● **GIVEN INSTRUCTION**
Quote all of the data that follows exactly as written, skipping the images.

● **SUPPLIED DATA**
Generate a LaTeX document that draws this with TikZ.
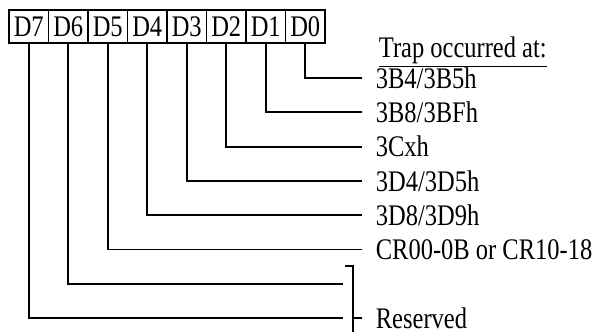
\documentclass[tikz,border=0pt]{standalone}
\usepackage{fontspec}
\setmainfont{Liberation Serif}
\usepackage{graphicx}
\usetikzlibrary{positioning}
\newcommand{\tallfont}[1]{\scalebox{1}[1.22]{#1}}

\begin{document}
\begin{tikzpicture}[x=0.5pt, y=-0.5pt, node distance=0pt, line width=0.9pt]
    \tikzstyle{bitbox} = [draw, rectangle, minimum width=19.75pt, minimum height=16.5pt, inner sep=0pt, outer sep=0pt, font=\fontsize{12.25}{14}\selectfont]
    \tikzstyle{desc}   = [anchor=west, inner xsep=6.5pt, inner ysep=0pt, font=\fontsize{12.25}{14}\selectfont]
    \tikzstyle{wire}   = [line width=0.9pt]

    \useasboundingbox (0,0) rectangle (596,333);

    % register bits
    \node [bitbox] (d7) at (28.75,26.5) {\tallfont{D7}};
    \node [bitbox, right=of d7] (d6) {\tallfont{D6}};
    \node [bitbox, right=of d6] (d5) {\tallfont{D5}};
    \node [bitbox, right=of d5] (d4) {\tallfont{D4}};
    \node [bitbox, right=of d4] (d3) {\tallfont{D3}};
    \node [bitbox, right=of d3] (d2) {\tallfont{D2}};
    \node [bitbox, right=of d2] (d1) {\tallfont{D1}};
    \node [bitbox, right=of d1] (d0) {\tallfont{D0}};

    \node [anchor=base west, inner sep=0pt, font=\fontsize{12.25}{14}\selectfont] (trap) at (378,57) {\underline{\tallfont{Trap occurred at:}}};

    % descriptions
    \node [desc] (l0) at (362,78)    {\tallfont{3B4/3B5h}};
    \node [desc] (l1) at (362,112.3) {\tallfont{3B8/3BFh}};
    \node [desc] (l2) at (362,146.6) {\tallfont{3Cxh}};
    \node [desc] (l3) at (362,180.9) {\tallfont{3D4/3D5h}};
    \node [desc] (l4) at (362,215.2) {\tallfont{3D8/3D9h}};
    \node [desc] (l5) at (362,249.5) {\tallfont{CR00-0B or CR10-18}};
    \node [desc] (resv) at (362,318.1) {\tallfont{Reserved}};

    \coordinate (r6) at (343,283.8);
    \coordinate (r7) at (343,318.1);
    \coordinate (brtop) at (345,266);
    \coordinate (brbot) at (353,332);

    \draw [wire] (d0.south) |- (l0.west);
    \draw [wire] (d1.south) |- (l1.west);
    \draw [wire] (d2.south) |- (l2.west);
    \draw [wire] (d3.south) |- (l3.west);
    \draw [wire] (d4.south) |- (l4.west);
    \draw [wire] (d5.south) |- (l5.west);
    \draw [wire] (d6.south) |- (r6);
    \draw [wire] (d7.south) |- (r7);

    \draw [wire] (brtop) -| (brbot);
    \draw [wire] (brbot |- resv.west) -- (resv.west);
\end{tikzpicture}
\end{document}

● **THE COMPLETED TASK**
Generate a LaTeX document that draws this with TikZ.
\documentclass[tikz,border=0pt]{standalone}
\usepackage{fontspec}
\setmainfont{Liberation Serif}
\usepackage{graphicx}
\usetikzlibrary{positioning}
\newcommand{\tallfont}[1]{\scalebox{1}[1.22]{#1}}

\begin{document}
\begin{tikzpicture}[x=0.5pt, y=-0.5pt, node distance=0pt, line width=0.9pt]
    \tikzstyle{bitbox} = [draw, rectangle, minimum width=19.75pt, minimum height=16.5pt, inner sep=0pt, outer sep=0pt, font=\fontsize{12.25}{14}\selectfont]
    \tikzstyle{desc}   = [anchor=west, inner xsep=6.5pt, inner ysep=0pt, font=\fontsize{12.25}{14}\selectfont]
    \tikzstyle{wire}   = [line width=0.9pt]

    \useasboundingbox (0,0) rectangle (596,333);

    % register bits
    \node [bitbox] (d7) at (28.75,26.5) {\tallfont{D7}};
    \node [bitbox, right=of d7] (d6) {\tallfont{D6}};
    \node [bitbox, right=of d6] (d5) {\tallfont{D5}};
    \node [bitbox, right=of d5] (d4) {\tallfont{D4}};
    \node [bitbox, right=of d4] (d3) {\tallfont{D3}};
    \node [bitbox, right=of d3] (d2) {\tallfont{D2}};
    \node [bitbox, right=of d2] (d1) {\tallfont{D1}};
    \node [bitbox, right=of d1] (d0) {\tallfont{D0}};

    \node [anchor=base west, inner sep=0pt, font=\fontsize{12.25}{14}\selectfont] (trap) at (378,57) {\underline{\tallfont{Trap occurred at:}}};

    % descriptions
    \node [desc] (l0) at (362,78)    {\tallfont{3B4/3B5h}};
    \node [desc] (l1) at (362,112.3) {\tallfont{3B8/3BFh}};
    \node [desc] (l2) at (362,146.6) {\tallfont{3Cxh}};
    \node [desc] (l3) at (362,180.9) {\tallfont{3D4/3D5h}};
    \node [desc] (l4) at (362,215.2) {\tallfont{3D8/3D9h}};
    \node [desc] (l5) at (362,249.5) {\tallfont{CR00-0B or CR10-18}};
    \node [desc] (resv) at (362,318.1) {\tallfont{Reserved}};

    \coordinate (r6) at (343,283.8);
    \coordinate (r7) at (343,318.1);
    \coordinate (brtop) at (345,266);
    \coordinate (brbot) at (353,332);

    \draw [wire] (d0.south) |- (l0.west);
    \draw [wire] (d1.south) |- (l1.west);
    \draw [wire] (d2.south) |- (l2.west);
    \draw [wire] (d3.south) |- (l3.west);
    \draw [wire] (d4.south) |- (l4.west);
    \draw [wire] (d5.south) |- (l5.west);
    \draw [wire] (d6.south) |- (r6);
    \draw [wire] (d7.south) |- (r7);

    \draw [wire] (brtop) -| (brbot);
    \draw [wire] (brbot |- resv.west) -- (resv.west);
\end{tikzpicture}
\end{document}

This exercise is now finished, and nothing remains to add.